→ Given instruction
Every line below is to be quoted exactly, with nothing added or dropped.

----- Dataset excerpt -----

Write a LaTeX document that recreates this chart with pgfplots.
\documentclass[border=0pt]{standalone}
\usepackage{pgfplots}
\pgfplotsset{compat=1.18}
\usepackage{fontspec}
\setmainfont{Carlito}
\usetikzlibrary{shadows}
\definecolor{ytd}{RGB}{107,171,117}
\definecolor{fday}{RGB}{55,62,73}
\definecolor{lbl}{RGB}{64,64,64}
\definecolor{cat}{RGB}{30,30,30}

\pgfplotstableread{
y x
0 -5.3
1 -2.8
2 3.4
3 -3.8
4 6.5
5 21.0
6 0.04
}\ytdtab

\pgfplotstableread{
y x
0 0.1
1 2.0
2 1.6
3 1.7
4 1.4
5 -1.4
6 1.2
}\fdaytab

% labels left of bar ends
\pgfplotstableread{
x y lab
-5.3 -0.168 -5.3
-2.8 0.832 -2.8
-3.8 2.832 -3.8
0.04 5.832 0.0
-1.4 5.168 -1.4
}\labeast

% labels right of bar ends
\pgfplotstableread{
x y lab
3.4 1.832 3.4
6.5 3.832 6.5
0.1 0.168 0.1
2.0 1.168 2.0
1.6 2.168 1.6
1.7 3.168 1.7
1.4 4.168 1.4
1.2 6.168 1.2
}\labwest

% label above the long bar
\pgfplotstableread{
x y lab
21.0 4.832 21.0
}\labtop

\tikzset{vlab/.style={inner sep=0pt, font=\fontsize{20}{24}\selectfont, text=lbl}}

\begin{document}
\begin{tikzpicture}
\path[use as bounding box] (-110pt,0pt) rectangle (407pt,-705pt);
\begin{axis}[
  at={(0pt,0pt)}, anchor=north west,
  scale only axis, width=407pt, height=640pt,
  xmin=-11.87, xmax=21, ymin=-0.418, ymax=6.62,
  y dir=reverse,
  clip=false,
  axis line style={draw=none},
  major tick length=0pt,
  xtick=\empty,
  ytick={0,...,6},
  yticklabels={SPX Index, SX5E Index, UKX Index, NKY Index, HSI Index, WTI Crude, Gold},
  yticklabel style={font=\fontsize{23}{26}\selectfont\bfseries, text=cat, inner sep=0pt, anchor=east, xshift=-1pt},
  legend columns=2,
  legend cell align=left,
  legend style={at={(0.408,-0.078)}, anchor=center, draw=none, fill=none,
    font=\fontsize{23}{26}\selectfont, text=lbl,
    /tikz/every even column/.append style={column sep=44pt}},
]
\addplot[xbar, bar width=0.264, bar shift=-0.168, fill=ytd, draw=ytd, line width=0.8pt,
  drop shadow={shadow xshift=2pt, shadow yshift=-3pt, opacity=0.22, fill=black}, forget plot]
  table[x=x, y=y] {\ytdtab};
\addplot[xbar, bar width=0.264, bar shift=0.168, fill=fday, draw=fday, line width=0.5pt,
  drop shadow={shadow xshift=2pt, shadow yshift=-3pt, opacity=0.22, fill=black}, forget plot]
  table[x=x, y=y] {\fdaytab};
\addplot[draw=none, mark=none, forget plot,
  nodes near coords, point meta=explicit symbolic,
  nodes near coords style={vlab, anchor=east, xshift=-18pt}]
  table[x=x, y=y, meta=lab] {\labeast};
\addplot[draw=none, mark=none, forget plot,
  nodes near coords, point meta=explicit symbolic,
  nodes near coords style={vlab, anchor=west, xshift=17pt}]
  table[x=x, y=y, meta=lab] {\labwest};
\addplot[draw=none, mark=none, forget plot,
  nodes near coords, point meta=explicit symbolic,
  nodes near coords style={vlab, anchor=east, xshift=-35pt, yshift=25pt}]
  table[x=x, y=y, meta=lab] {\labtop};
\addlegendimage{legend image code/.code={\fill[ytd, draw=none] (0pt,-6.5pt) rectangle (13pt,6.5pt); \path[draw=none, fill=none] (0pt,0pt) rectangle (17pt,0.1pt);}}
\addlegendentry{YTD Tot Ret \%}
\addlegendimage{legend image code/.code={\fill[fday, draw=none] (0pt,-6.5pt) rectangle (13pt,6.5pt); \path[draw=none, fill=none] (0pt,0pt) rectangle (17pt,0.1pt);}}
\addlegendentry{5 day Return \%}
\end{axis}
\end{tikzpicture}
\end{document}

-----

→ Written answer
Write a LaTeX document that recreates this chart with pgfplots.
\documentclass[border=0pt]{standalone}
\usepackage{pgfplots}
\pgfplotsset{compat=1.18}
\usepackage{fontspec}
\setmainfont{Carlito}
\usetikzlibrary{shadows}
\definecolor{ytd}{RGB}{107,171,117}
\definecolor{fday}{RGB}{55,62,73}
\definecolor{lbl}{RGB}{64,64,64}
\definecolor{cat}{RGB}{30,30,30}

\pgfplotstableread{
y x
0 -5.3
1 -2.8
2 3.4
3 -3.8
4 6.5
5 21.0
6 0.04
}\ytdtab

\pgfplotstableread{
y x
0 0.1
1 2.0
2 1.6
3 1.7
4 1.4
5 -1.4
6 1.2
}\fdaytab

% labels left of bar ends
\pgfplotstableread{
x y lab
-5.3 -0.168 -5.3
-2.8 0.832 -2.8
-3.8 2.832 -3.8
0.04 5.832 0.0
-1.4 5.168 -1.4
}\labeast

% labels right of bar ends
\pgfplotstableread{
x y lab
3.4 1.832 3.4
6.5 3.832 6.5
0.1 0.168 0.1
2.0 1.168 2.0
1.6 2.168 1.6
1.7 3.168 1.7
1.4 4.168 1.4
1.2 6.168 1.2
}\labwest

% label above the long bar
\pgfplotstableread{
x y lab
21.0 4.832 21.0
}\labtop

\tikzset{vlab/.style={inner sep=0pt, font=\fontsize{20}{24}\selectfont, text=lbl}}

\begin{document}
\begin{tikzpicture}
\path[use as bounding box] (-110pt,0pt) rectangle (407pt,-705pt);
\begin{axis}[
  at={(0pt,0pt)}, anchor=north west,
  scale only axis, width=407pt, height=640pt,
  xmin=-11.87, xmax=21, ymin=-0.418, ymax=6.62,
  y dir=reverse,
  clip=false,
  axis line style={draw=none},
  major tick length=0pt,
  xtick=\empty,
  ytick={0,...,6},
  yticklabels={SPX Index, SX5E Index, UKX Index, NKY Index, HSI Index, WTI Crude, Gold},
  yticklabel style={font=\fontsize{23}{26}\selectfont\bfseries, text=cat, inner sep=0pt, anchor=east, xshift=-1pt},
  legend columns=2,
  legend cell align=left,
  legend style={at={(0.408,-0.078)}, anchor=center, draw=none, fill=none,
    font=\fontsize{23}{26}\selectfont, text=lbl,
    /tikz/every even column/.append style={column sep=44pt}},
]
\addplot[xbar, bar width=0.264, bar shift=-0.168, fill=ytd, draw=ytd, line width=0.8pt,
  drop shadow={shadow xshift=2pt, shadow yshift=-3pt, opacity=0.22, fill=black}, forget plot]
  table[x=x, y=y] {\ytdtab};
\addplot[xbar, bar width=0.264, bar shift=0.168, fill=fday, draw=fday, line width=0.5pt,
  drop shadow={shadow xshift=2pt, shadow yshift=-3pt, opacity=0.22, fill=black}, forget plot]
  table[x=x, y=y] {\fdaytab};
\addplot[draw=none, mark=none, forget plot,
  nodes near coords, point meta=explicit symbolic,
  nodes near coords style={vlab, anchor=east, xshift=-18pt}]
  table[x=x, y=y, meta=lab] {\labeast};
\addplot[draw=none, mark=none, forget plot,
  nodes near coords, point meta=explicit symbolic,
  nodes near coords style={vlab, anchor=west, xshift=17pt}]
  table[x=x, y=y, meta=lab] {\labwest};
\addplot[draw=none, mark=none, forget plot,
  nodes near coords, point meta=explicit symbolic,
  nodes near coords style={vlab, anchor=east, xshift=-35pt, yshift=25pt}]
  table[x=x, y=y, meta=lab] {\labtop};
\addlegendimage{legend image code/.code={\fill[ytd, draw=none] (0pt,-6.5pt) rectangle (13pt,6.5pt); \path[draw=none, fill=none] (0pt,0pt) rectangle (17pt,0.1pt);}}
\addlegendentry{YTD Tot Ret \%}
\addlegendimage{legend image code/.code={\fill[fday, draw=none] (0pt,-6.5pt) rectangle (13pt,6.5pt); \path[draw=none, fill=none] (0pt,0pt) rectangle (17pt,0.1pt);}}
\addlegendentry{5 day Return \%}
\end{axis}
\end{tikzpicture}
\end{document}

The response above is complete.